La chronique de Gérard Collard - On reconnaît le bonheur au bruit qu'il fait en s'en allant
Je me demande jusqu'à quel point une maladie peut s'acharner sur un être. Je me demande pourquoi c'est mon père qui subit ça. Je ne sais plus quoi faire. Je ne fais plus rien pour lui. Je ne peux plus rien faire. J'essaie de vivre normalement. Je me dis que c'est la seule façon de survivre. (...) J'oublie. Je me souviens. J'ai la tristesse cachée derrière la joie.
Je me dis que peut-être l'insouciance, c'est quelque chose qu'on a jusqu'à un certain âge, et que lorsqu'on la perd, on ne la retrouve plus jamais.
Le bonheur était là, simplement, dans la monotonie de notre vie, dans sa douce quiétude, dans cette vie que toi, mon père, avais construite, et qui convenait si bien à mon enfance.
Les pères savent que les paysages sont encore plus beaux quand on les regarde avec ceux qu'on aime.
Nous ne parlons jamais de nous. Jamais. Les timides ne savent pas parler d’eux-mêmes.
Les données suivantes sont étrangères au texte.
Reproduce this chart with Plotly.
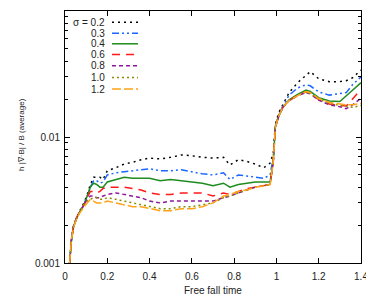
import plotly.graph_objects as go

x = [0.022, 0.03, 0.04, 0.055, 0.07, 0.09, 0.105, 0.12, 0.135, 0.15, 0.165, 0.18, 0.2,
     0.24, 0.28, 0.32, 0.36, 0.4, 0.45, 0.5, 0.55, 0.6, 0.65, 0.7, 0.75, 0.78, 0.82,
     0.86, 0.9, 0.94, 0.97, 0.985, 0.995, 1.01, 1.03, 1.06, 1.1, 1.14, 1.16, 1.2,
     1.25, 1.3, 1.33, 1.36, 1.4]

s02 = [0.001, 0.0015, 0.00195, 0.0023, 0.0026, 0.003, 0.0035, 0.0042, 0.0048, 0.0048, 0.0048, 0.0046, 0.0054,
       0.0057, 0.0061, 0.0063, 0.0066, 0.0068, 0.0067, 0.0069, 0.0072, 0.0071, 0.0069, 0.0068, 0.0069, 0.0060, 0.0066,
       0.0064, 0.0061, 0.0057, 0.0062, 0.0075, 0.0125, 0.0155, 0.018, 0.0225, 0.027, 0.031, 0.033, 0.029,
       0.0275, 0.0275, 0.028, 0.0295, 0.034]
s03 = [0.001, 0.0015, 0.00194, 0.00228, 0.00255, 0.0029, 0.0034, 0.0040, 0.0045, 0.0045, 0.0043, 0.0044, 0.0050,
       0.0052, 0.0053, 0.0054, 0.0055, 0.0056, 0.0054, 0.0054, 0.0055, 0.0053, 0.0051, 0.0050, 0.0052, 0.0046, 0.0050,
       0.0049, 0.0048, 0.0047, 0.0050, 0.0068, 0.0122, 0.0148, 0.0175, 0.0215, 0.0245, 0.026, 0.0255, 0.0228,
       0.0215, 0.022, 0.0225, 0.026, 0.030]
s04 = [0.001, 0.0015, 0.00194, 0.00228, 0.00255, 0.0029, 0.0034, 0.0040, 0.0043, 0.0042, 0.0040, 0.0040, 0.0044,
       0.0046, 0.0048, 0.0047, 0.0047, 0.0047, 0.0045, 0.0046, 0.0045, 0.0044, 0.0043, 0.0041, 0.0043, 0.0040, 0.0042,
       0.0043, 0.0044, 0.0044, 0.0044, 0.0065, 0.012, 0.0145, 0.0172, 0.0197, 0.0218, 0.0236, 0.023, 0.0205,
       0.0193, 0.0191, 0.021, 0.0235, 0.027]
s06 = [0.001, 0.0015, 0.00194, 0.00228, 0.00255, 0.0029, 0.0033, 0.0037, 0.0037, 0.0036, 0.0037, 0.0039, 0.0040,
       0.0040, 0.0040, 0.0039, 0.0038, 0.0036, 0.0035, 0.0035, 0.0036, 0.0036, 0.0036, 0.0034, 0.0036, 0.0035, 0.0037,
       0.0039, 0.0040, 0.0041, 0.0042, 0.0064, 0.012, 0.0145, 0.0172, 0.0195, 0.0213, 0.0228, 0.0222, 0.0198,
       0.0183, 0.0178, 0.0176, 0.020, 0.024]
s08 = [0.001, 0.0015, 0.00194, 0.00228, 0.00255, 0.0029, 0.0032, 0.0034, 0.0034, 0.0033, 0.0033, 0.0034, 0.0035,
       0.0036, 0.0035, 0.0034, 0.0033, 0.0031, 0.0030, 0.0031, 0.0031, 0.0031, 0.0031, 0.0031, 0.0033, 0.0034, 0.0036,
       0.0038, 0.0040, 0.0041, 0.0042, 0.0064, 0.012, 0.0145, 0.0172, 0.0195, 0.0213, 0.0225, 0.022, 0.0196,
       0.018, 0.0174, 0.0168, 0.018, 0.0203]
s10 = [0.001, 0.0015, 0.00194, 0.00228, 0.00255, 0.0029, 0.0031, 0.0032, 0.0033, 0.0033, 0.0032, 0.0032, 0.0033,
       0.0032, 0.0031, 0.0030, 0.0029, 0.0028, 0.0027, 0.0027, 0.0028, 0.0028, 0.0029, 0.0030, 0.0033, 0.0034, 0.0036,
       0.0038, 0.0040, 0.0041, 0.0042, 0.0064, 0.012, 0.0145, 0.0172, 0.0195, 0.0213, 0.0228, 0.0222, 0.020,
       0.0185, 0.0178, 0.0175, 0.0172, 0.0178]
s12 = [0.001, 0.0015, 0.0019, 0.00225, 0.0025, 0.0028, 0.0030, 0.0032, 0.0031, 0.0030, 0.0030, 0.0030, 0.0031,
       0.0030, 0.0029, 0.0028, 0.0028, 0.0027, 0.0026, 0.0026, 0.0027, 0.0027, 0.0028, 0.0030, 0.0034, 0.0035, 0.0037,
       0.0038, 0.0040, 0.0041, 0.0042, 0.0064, 0.012, 0.0145, 0.0172, 0.0195, 0.0213, 0.0229, 0.0225, 0.0202,
       0.0188, 0.0183, 0.018, 0.018, 0.0185]

labels = ["σ = 0.2", "0.3", "0.4", "0.6", "0.8", "1.0", "1.2"]
series = [s02, s03, s04, s06, s08, s10, s12]
colors = ["#000000", "#1a66ff", "#1e8c1e", "#ff1a1a", "#8c1a9c", "#8c8c00", "#ffa31a"]
dashes = ["2px,4px", "7px,3px,2px,3px,2px,3px", "solid", "8px,6px", "4px,3px", "2px,3px", "9px,3px"]

xticks = [0, 0.2, 0.4, 0.6, 0.8, 1.0, 1.2, 1.4]
xticktext = ["0", "0.2", "0.4", "0.6", "0.8", "1", "1.2", "1.4"]
yticks = [0.001, 0.01, 0.1]
yticktext = ["0.001", "0.01", "0.1"]
yminor = [m * d for d in (0.001, 0.01) for m in range(2, 10)]
xtitle = "Free fall time"
ytitle = "h |∇·B| / B (average)"

fig = go.Figure()
for lab, ys, c, d in zip(labels, series, colors, dashes):
    fig.add_trace(go.Scatter(x=x, y=ys, mode="lines", name=lab,
                             line=dict(color=c, width=1.5, dash=d), showlegend=False))

# page body has an 8px margin: the figure is placed at (8, 8) in the window
OFF = 8
W, H = 374 - OFF, 299 - OFF
L, R, T, B = 65 - OFF, 13, 11 - OFF, 36
pw, ph = W - L - R, H - T - B
def px(v): return (v - OFF - L) / pw
def py(v): return 1 - (v - OFF - T) / ph

# gnuplot-style legend (text then sample)
rows = [22.3, 33.3, 43.8, 54.4, 65.7, 77.5, 89.0]
for lab, c, d, ry in zip(labels, colors, dashes, rows):
    fig.add_annotation(x=px(107), y=py(ry), xref="paper", yref="paper", text=lab,
                       showarrow=False, xanchor="right", yanchor="middle",
                       font=dict(size=10, color="#222222"))
    fig.add_shape(type="line", xref="paper", yref="paper", x0=px(112), x1=px(138),
                  y0=py(ry), y1=py(ry), line=dict(color=c, width=1.5, dash=d))

# axis titles
fig.add_annotation(x=px(213), y=py(290), xref="paper", yref="paper", text=xtitle,
                   showarrow=False, xanchor="center", yanchor="middle",
                   font=dict(size=10, color="#222222"))
fig.add_annotation(x=px(21), y=py(135), xref="paper", yref="paper", text=ytitle,
                   showarrow=False, xanchor="center", yanchor="middle", textangle=-90,
                   font=dict(size=8, color="#222222"))

fig.update_layout(
    width=W, height=H, margin=dict(l=L, r=R, t=T, b=B, autoexpand=False),
    paper_bgcolor="white", plot_bgcolor="white",
    font=dict(family="Liberation Sans, Arial, sans-serif", size=10, color="#222222"),
    xaxis=dict(range=[0, 1.4], tickvals=xticks, ticktext=xticktext, ticks="inside",
               ticklen=5, tickcolor="#000", showline=True, linecolor="#000", linewidth=1,
               mirror="ticks", showgrid=False, zeroline=False, automargin=False,
               ticklabelstandoff=4),
    yaxis=dict(type="log", range=[-3, -1], tickvals=yticks, ticktext=yticktext, ticks="inside",
               ticklen=5, tickcolor="#000", showline=True, linecolor="#000", linewidth=1,
               mirror="ticks", showgrid=False, zeroline=False, automargin=False,
               ticklabelstandoff=2,
               minor=dict(tickvals=yminor, ticks="inside", ticklen=3, tickcolor="#000", showgrid=False)),
)

fig.write_html("out.html")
Ils ne peuvent pas. Ils parlent de la pluie et du beau temps. Ils laissent l’autre s’exposer, être dans la lumière. Un timide ne brille jamais plus que dans l’ombre.
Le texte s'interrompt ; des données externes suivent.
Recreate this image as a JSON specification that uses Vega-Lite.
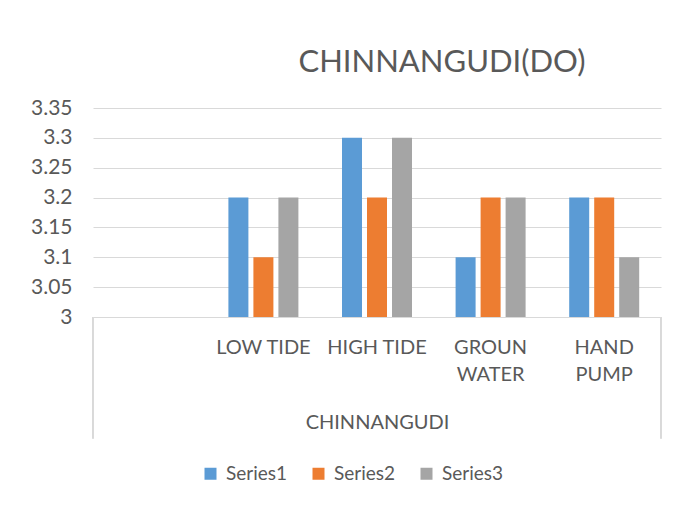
{
  "$schema": "https://vega.github.io/schema/vega-lite/v6.json",
  "autosize": {"type": "none"},
  "width": 568,
  "height": 209,
  "padding": {"left": 93, "top": 108, "right": 36, "bottom": 192},
  "background": "white",
  "title": {
    "text": "CHINNANGUDI(DO)",
    "anchor": "middle",
    "frame": "group",
    "dx": 65,
    "offset": 18,
    "font": "Lato",
    "fontSize": 31,
    "fontWeight": "normal",
    "color": "#595959"
  },
  "data": {
    "values": [
      {"category": "LOW TIDE", "series": "Series1", "value": 3.2},
      {"category": "LOW TIDE", "series": "Series2", "value": 3.1},
      {"category": "LOW TIDE", "series": "Series3", "value": 3.2},
      {"category": "HIGH TIDE", "series": "Series1", "value": 3.3},
      {"category": "HIGH TIDE", "series": "Series2", "value": 3.2},
      {"category": "HIGH TIDE", "series": "Series3", "value": 3.3},
      {"category": "GROUN WATER", "series": "Series1", "value": 3.1},
      {"category": "GROUN WATER", "series": "Series2", "value": 3.2},
      {"category": "GROUN WATER", "series": "Series3", "value": 3.2},
      {"category": "HAND PUMP", "series": "Series1", "value": 3.2},
      {"category": "HAND PUMP", "series": "Series2", "value": 3.2},
      {"category": "HAND PUMP", "series": "Series3", "value": 3.1}
    ]
  },
  "encoding": {
    "x": {
      "field": "category",
      "type": "nominal",
      "sort": null,
      "scale": {"domain": ["", "LOW TIDE", "HIGH TIDE", "GROUN WATER", "HAND PUMP"], "paddingInner": 0, "paddingOuter": 0},
      "axis": {
        "title": "CHINNANGUDI",
        "labelAngle": 0,
        "ticks": false,
        "domainColor": "#d9d9d9",
        "domainWidth": 1,
        "labelFont": "Lato",
        "labelFontSize": 20,
        "labelColor": "#595959",
        "labelPadding": 20,
        "labelLineHeight": 27,
        "labelExpr": "datum.value == 'GROUN WATER' ? ['GROUN','WATER'] : datum.value == 'HAND PUMP' ? ['HAND','PUMP'] : datum.value",
        "titleFont": "Lato",
        "titleFontSize": 20,
        "titleFontWeight": "normal",
        "titleColor": "#595959",
        "titlePadding": 28,
        "grid": false
      }
    }
  },
  "layer": [
    {
      "mark": {"type": "bar"},
      "encoding": {
        "xOffset": {
          "field": "series",
          "type": "nominal",
          "scale": {"domain": ["Series1", "Series2", "Series3"], "paddingInner": 0.2, "paddingOuter": 0.872}
        },
        "y": {
          "field": "value",
          "type": "quantitative",
          "scale": {"domain": [3, 3.35], "nice": false, "zero": false},
          "axis": {
            "title": null,
            "values": [3, 3.05, 3.1, 3.15, 3.2, 3.25, 3.3, 3.35],
            "format": ".2~f",
            "ticks": false,
            "domain": false,
            "labelOverlap": false,
            "gridColor": "#d9d9d9",
            "gridWidth": 1,
            "labelFont": "Lato",
            "labelFontSize": 21,
            "labelColor": "#595959",
            "labelPadding": 21
          }
        },
        "y2": {"datum": 3},
        "color": {
          "field": "series",
          "type": "nominal",
          "scale": {"domain": ["Series1", "Series2", "Series3"], "range": ["#5B9BD5", "#ED7D31", "#A5A5A5"]},
          "legend": {
            "title": null,
            "orient": "none",
            "direction": "horizontal",
            "legendX": 108,
            "legendY": 356,
            "symbolType": "square",
            "symbolSize": 144,
            "symbolStrokeWidth": 0,
            "labelFont": "Lato",
            "labelFontSize": 19,
            "labelColor": "#595959",
            "labelOffset": 6,
            "columnPadding": 21
          }
        }
      }
    },
    {
      "mark": {"type": "rule", "color": "#d9d9d9", "strokeWidth": 1},
      "encoding": {
        "x": {"datum": "", "bandPosition": 0},
        "y": {
          "datum": 3,
          "type": "quantitative",
          "scale": {"domain": [3, 3.35], "nice": false, "zero": false},
          "axis": {
            "title": null,
            "values": [3, 3.05, 3.1, 3.15, 3.2, 3.25, 3.3, 3.35],
            "format": ".2~f",
            "ticks": false,
            "domain": false,
            "labelOverlap": false,
            "gridColor": "#d9d9d9",
            "gridWidth": 1,
            "labelFont": "Lato",
            "labelFontSize": 21,
            "labelColor": "#595959",
            "labelPadding": 21
          }
        },
        "y2": {"datum": 2.797}
      }
    },
    {
      "mark": {"type": "rule", "color": "#d9d9d9", "strokeWidth": 1},
      "encoding": {
        "x": {"datum": "HAND PUMP", "bandPosition": 1},
        "y": {
          "datum": 3,
          "type": "quantitative",
          "scale": {"domain": [3, 3.35], "nice": false, "zero": false},
          "axis": {
            "title": null,
            "values": [3, 3.05, 3.1, 3.15, 3.2, 3.25, 3.3, 3.35],
            "format": ".2~f",
            "ticks": false,
            "domain": false,
            "labelOverlap": false,
            "gridColor": "#d9d9d9",
            "gridWidth": 1,
            "labelFont": "Lato",
            "labelFontSize": 21,
            "labelColor": "#595959",
            "labelPadding": 21
          }
        },
        "y2": {"datum": 2.797}
      }
    }
  ],
  "config": {"view": {"stroke": null}}
}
Mon père n'était pas parfait. Il l'est devenu le jour où il a arrêté de parler, d'être froid, de toujours donner raison à ma mère, de me contredire. Ce jour où mon père est devenu invalide, je l'ai mis sur un piédestal. Mais ce sont toutes ses imperfections qui me manquent. .
Mon père ne m'avait jamais dit: "Je t'aime" et pourtant il existait, bien palpable, sous-jacent, cet amour entre nous. Comme un chat silencieux qui vient se frotter et dont on sent la caresse aller et venir sur la peau nue.
C’est ainsi que ma vie a commencé, dans les grandes mains de mon père, à refaire, jour après jour, le chemin des papillons.
Il y a quelque chose que j’aimerais dire à tous les bienheureux, tous ceux qui ont la chance d’avoir un père vaillant, un père qui peut prononcer leur nom, se lever, marcher avec eux, j’aimerais leur dire: "Fermez ce livre, ce plaisir solitaire du livre, vous avez toute la vie pour être seuls face à un livre, et sortez, descendez dans la rue, videz les artères des immeubles, répandez-vous sur les chemins en une hémorragie de fils et de filles, suivez le bruit de votre cœur qui bat et courez le retrouver."
Elle est seule dans les allées de la grande surface, ma mère. Les larges allées qui n'en finissent pas , avec tous les produits à l'infini. Ma mère est seule. Elle est deux inséparables séparés.